El sol de la mañana se filtraba por las cortinas del hospital cuando Gema irrumpió en la habitación, el rostro descompuesto y un trozo de papel arrugado en la mano. Ernesto, que acababa de quedarse dormido con la cabeza sobre el borde de la cama, se incorporó de golpe, los ojos inyectados en sangre.
—Lo encontré clavado en la puerta de casa —dijo Gema, tendiendo la nota con dedos que apenas temblaban.
Ernesto cogió el papel. Las palabras, escritas con una caligrafía angulosa y violenta, le quemaron los ojos:
"Los lirios siempre florecen donde hay sangre. Pronto tendré más para regarlos. —D.V."
El aire se espesó. Eber, pálido contra las almohadas, giró la cabeza hacia la ventana, donde los primeros rayos de sol acariciaban un jarrón con lirios blancos que Ernesto había comprado esa misma mañana.
—Hay que avisar a la policía —murmuró Gema, pero su voz sonó lejana, como si ya supiera que no serviría de nada.
Ernesto aplastó la nota en su puño.
—No —dijo, con una calma que asustó incluso a Gema—. Esta vez, yo lo encontraré primero.
Eber intentó sentarse, pero el dolor lo obligó a recostarse de nuevo.
—No vayas solo —suplicó, agarrando la manga de Ernesto con una fuerza inesperada—. Es peligroso.

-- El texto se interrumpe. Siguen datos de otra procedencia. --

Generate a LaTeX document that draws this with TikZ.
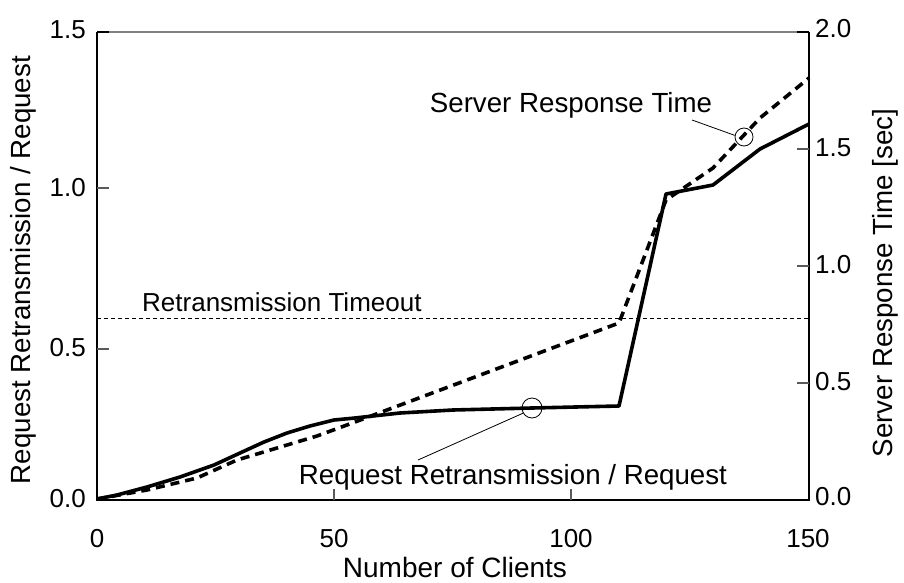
\documentclass[tikz,border=0pt]{standalone}
\usepackage{fontspec}
\setmainfont{Liberation Sans}
\begin{document}
\begin{tikzpicture}[x=1pt,y=-1pt,
  lbl/.style={inner sep=0pt,font=\fontsize{26}{30}\selectfont},
  ttl/.style={inner sep=0pt,font=\fontsize{27.7}{32}\selectfont},
  axisline/.style={black,line width=1.4pt},
  topline/.style={color={rgb,255:red,128;green,128;blue,128},line width=2pt},
  tickmark/.style={color={rgb,255:red,90;green,90;blue,90},line width=1.3pt},
  solidcurve/.style={black,line width=3.6pt,line join=round},
  dashcurve/.style={black,line width=3.6pt,dash pattern=on 9pt off 6pt},
  timeout/.style={black,line width=0.9pt,dash pattern=on 4pt off 3pt},
  pointer/.style={black,line width=0.8pt}]
\useasboundingbox (0,0) rectangle (904,583);
% frame
\coordinate (bl) at (97,500);
\coordinate (br) at (809,500);
\coordinate (tl) at (97,32);
\coordinate (tr) at (809,32);
\draw[topline] (tl) -- (tr);
\draw[axisline] (tl) -- ++(12,0);
\draw[axisline] (tr) -- ++(-12,0);
\draw[axisline] (tl) -- (bl) -- (br) -- (tr);
% ticks
\draw[tickmark] (97,188) -- ++(12,0);
\draw[tickmark] (97,349) -- ++(12,0);
\draw[tickmark] (809,383) -- ++(-12,0);
\draw[tickmark] (809,266) -- ++(-12,0);
\draw[tickmark] (809,149) -- ++(-12,0);
\draw[tickmark] (334,500) -- ++(0,-11);
\draw[tickmark] (571,500) -- ++(0,-11);
% left tick labels
\node[lbl,anchor=east] (l15) at (86,30) {1.5};
\node[lbl,anchor=east] (l10) at (86,188) {1.0};
\node[lbl,anchor=east] (l05) at (86,348) {0.5};
\node[lbl,anchor=east] (l00) at (86,499) {0.0};
% right tick labels
\node[lbl,anchor=west] (r20) at (815,29) {2.0};
\node[lbl,anchor=west] (r15) at (815,148) {1.5};
\node[lbl,anchor=west] (r10) at (815,265) {1.0};
\node[lbl,anchor=west] (r05) at (815,382) {0.5};
\node[lbl,anchor=west] (r00) at (815,497) {0.0};
% bottom tick labels
\node[lbl] (b0) at (97,539) {0};
\node[lbl] (b50) at (334,539) {50};
\node[lbl] (b100) at (571,539) {100};
\node[lbl] (b150) at (808,539) {150};
% axis titles
\node[ttl,font=\fontsize{28}{32}\selectfont] (xtitle) at (455,567) {Number of Clients};
\node[ttl,rotate=90] (ytitle) at (23,270) {Request Retransmission / Request};
\node[ttl,rotate=90] (y2title) at (885,283) {Server Response Time [sec]};
% timeout line
\coordinate (toL) at (97,318);
\coordinate (toR) at (809,318);
\draw[timeout] (toL) -- (toR);
\node[lbl,anchor=west] (tolbl) at (142,302) {Retransmission Timeout};
% data: server response time (dashed)
\draw[dashcurve] (97,499) -- (147,490) -- (197,478) -- (237,460) -- (277,448)
  -- (317,436) -- (355,422) -- (619,323) -- (666,200) -- (713,168)
  -- (760,118) -- (809,78);
% data: request retransmission / request (solid)
\draw[solidcurve] (97,499) -- (117,495) -- (147,487) -- (180,477) -- (214,465)
  -- (240,453) -- (264,442) -- (287,433) -- (310,426) -- (334,420)
  -- (355,418) -- (400,413) -- (453,410) -- (532,408) -- (619,406)
  -- (666,194) -- (713,185) -- (760,149) -- (809,124);
% annotations
\node[draw,pointer,circle,minimum size=20pt,inner sep=0pt] (c1) at (532,408) {};
\coordinate (p1) at (418,460);
\draw[pointer] (c1.210) -- (p1);
\node[ttl] (rrlbl) at (513,477) {Request Retransmission / Request};
\node[draw,pointer,circle,minimum size=18pt,inner sep=0pt] (c2) at (744,137) {};
\coordinate (p2) at (692,120);
\draw[pointer] (c2.170) -- (p2);
\node[ttl] (srlbl) at (571,105) {Server Response Time};
\end{tikzpicture}
\end{document}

Ernesto miró esos dedos huesudos aferrados a su brazo, luego alzó la vista hacia el rostro de Eber. Había algo nuevo en esos ojos verdes, algo que no había visto en todos los años que llevaban juntos: miedo, sí, pero también una determinación feroz.
—No voy a hacer nada estúpido —mintió Ernesto, acariciando el dorso de la mano de Eber con el pulgar—. Prometo esperar a que te curen.

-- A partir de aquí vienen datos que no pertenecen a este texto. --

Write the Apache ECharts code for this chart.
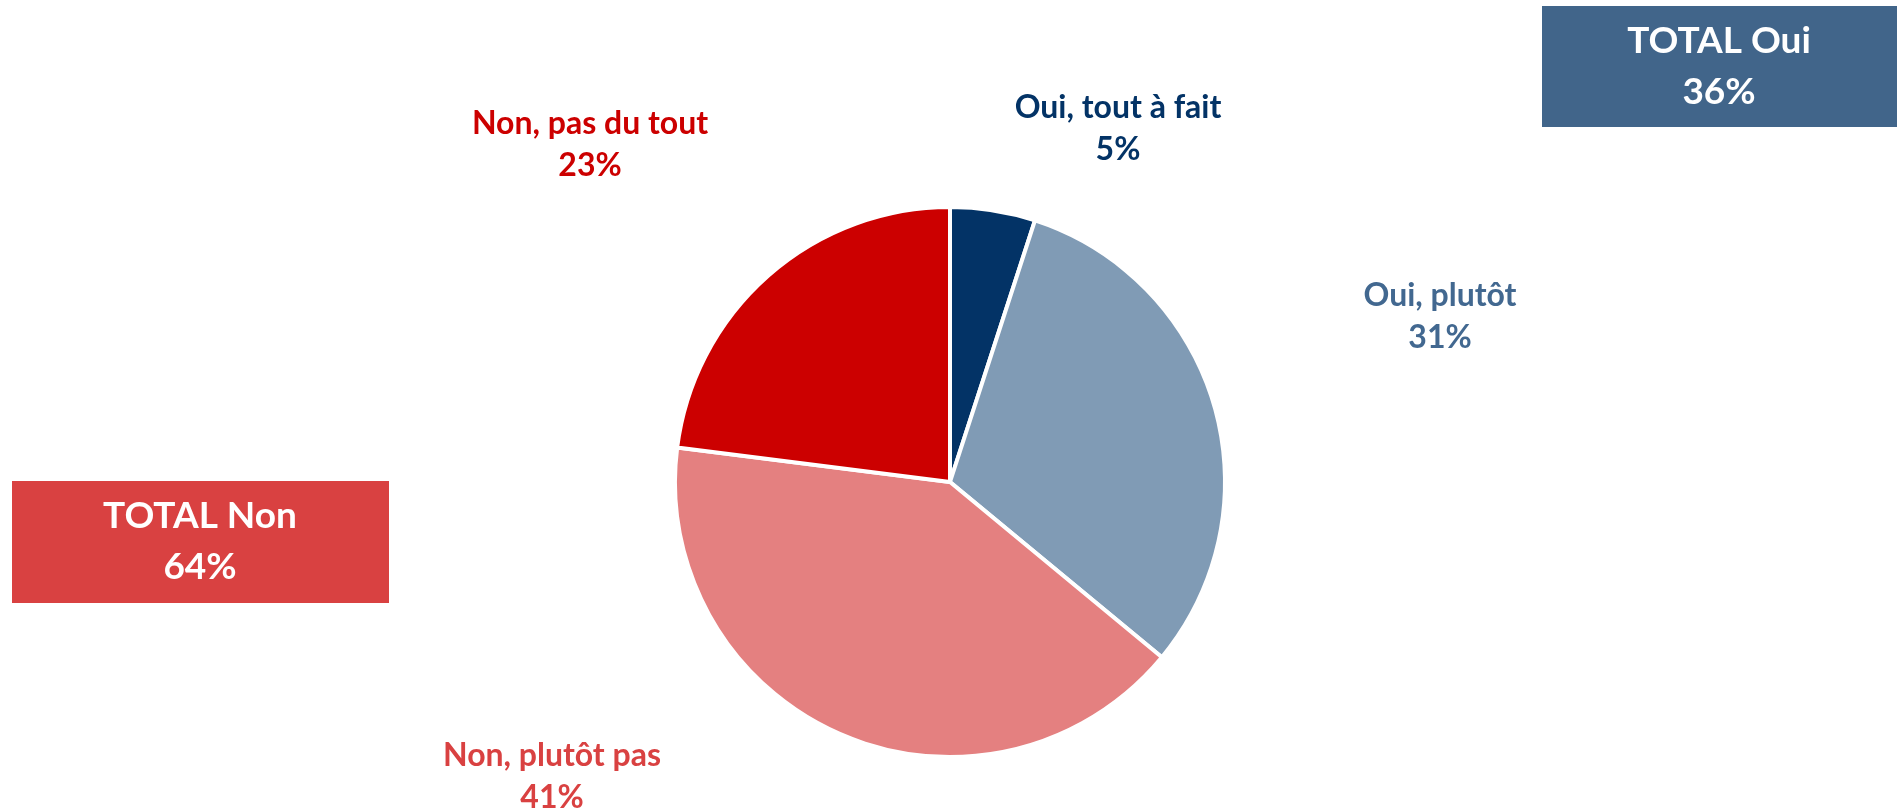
<!DOCTYPE html>
<html>
<head>
<meta charset="utf-8">
<script src="https://cdn.jsdelivr.net/npm/echarts@6/dist/echarts.min.js"></script>
<style>
  html, body { margin: 0; padding: 0; background: #fff; }
  #chart { width: 1901px; height: 811px; }
</style>
</head>
<body>
<div id="chart"></div>
<script>
// categories & values (%)
const categories = ['Oui, tout à fait', 'Oui, plutôt', 'Non, plutôt pas', 'Non, pas du tout']
const values = [5, 31, 41, 23]
const sliceColors = ['#033366', '#809BB5', '#E48080', '#CC0000']
const labelColors = ['#033366', '#426890', '#D94141', '#CC0000']
const labelSpots = [[1118, 129], [1440, 317], [552, 777], [590, 145]]

const totalOui = values[0] + values[1]
const totalNon = values[2] + values[3]

const chart = echarts.init(document.getElementById('chart'))
const font = 'Lato, "Open Sans", sans-serif'

const option = {
  animation: false,
  series: [{
    type: 'pie',
    center: [950, 482],
    radius: 275,
    startAngle: 90,
    clockwise: true,
    itemStyle: { borderColor: '#fff', borderWidth: 4 },
    label: {
      show: true,
      position: 'outside',
      formatter: '{b}\n{c}%',
      fontFamily: font,
      fontWeight: 'bold',
      fontSize: 32,
      lineHeight: 42,
      align: 'center'
    },
    labelLine: { show: false },
    labelLayout: function (p) {
      const s = labelSpots[p.dataIndex]
      return { x: s[0], y: s[1], align: 'center', verticalAlign: 'middle' }
    },
    data: categories.map((c, i) => ({
      name: c,
      value: values[i],
      itemStyle: { color: sliceColors[i] },
      label: { color: labelColors[i] }
    }))
  }],
  graphic: [
    {
      type: 'rect', left: 1542, top: 6,
      shape: { width: 355, height: 121 },
      style: { fill: '#41658A' }
    },
    {
      type: 'text', x: 1719, y: 67,
      style: {
        text: 'TOTAL Oui\n' + totalOui + '%',
        fill: '#fff', font: 'bold 37px ' + font,
        align: 'center', verticalAlign: 'middle', lineHeight: 51
      }
    },
    {
      type: 'rect', left: 12, top: 481,
      shape: { width: 377, height: 122 },
      style: { fill: '#D94141' }
    },
    {
      type: 'text', x: 200, y: 542,
      style: {
        text: 'TOTAL Non\n' + totalNon + '%',
        fill: '#fff', font: 'bold 37px ' + font,
        align: 'center', verticalAlign: 'middle', lineHeight: 51
      }
    }
  ]
}

chart.setOption(option)
</script>
</body>
</html>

El médico eligió ese momento para entrar, con su bata blanca y su sonrisa profesional que no alcanzaba los ojos.
—Hablando de curar —dijo, revisando las grapas en el costado de Eber—, el cuerpo sigue estable, pero... —hizo una pausa, mirando a Eber con curiosidad clínica—. Tienes un alma demasiado grande para un cuerpo tan frágil, joven. Eso no ayuda a la recuperación.
Ernesto soltó una risa amarga.
—Cuéntame algo nuevo.
Eber no dijo nada. Solo cerró los ojos, dejando que el cansancio lo arrastrara de nuevo hacia el sueño. Ernesto observó cómo su respiración se hacía más regular, cómo las arrugas de dolor en su frente se suavizaban. Sin pensarlo, se inclinó y apoyó la cabeza con cuidado sobre el pecho de Eber, justo donde el corazón latía, constante y milagroso bajo las vendas.
El sonido de ese latido lo tranquilizó más que cualquier palabra.
Gema, que había estado observando la escena con los brazos cruzados, se acercó sigilosamente y colocó una manta sobre los hombros de Ernesto.
—Duerme un poco —susurró—. Yo me quedo vigilando.
Ernesto quería protestar, decirle que no podía dormir, que no lo haría, pero el agotamiento era más fuerte que él. Los párpados le pesaban como plomos, y el calor del cuerpo de Eber bajo su mejilla era la última cosa que recordó antes de caer en un sueño profundo, sin pesadillas por primera vez en días.
Fuera, el viento movía las ramas de los árboles del estacionamiento del hospital, arrastrando consigo el olor a tierra mojada y, quizás, el rastro de un abrigo negro que se perdía entre la maleza.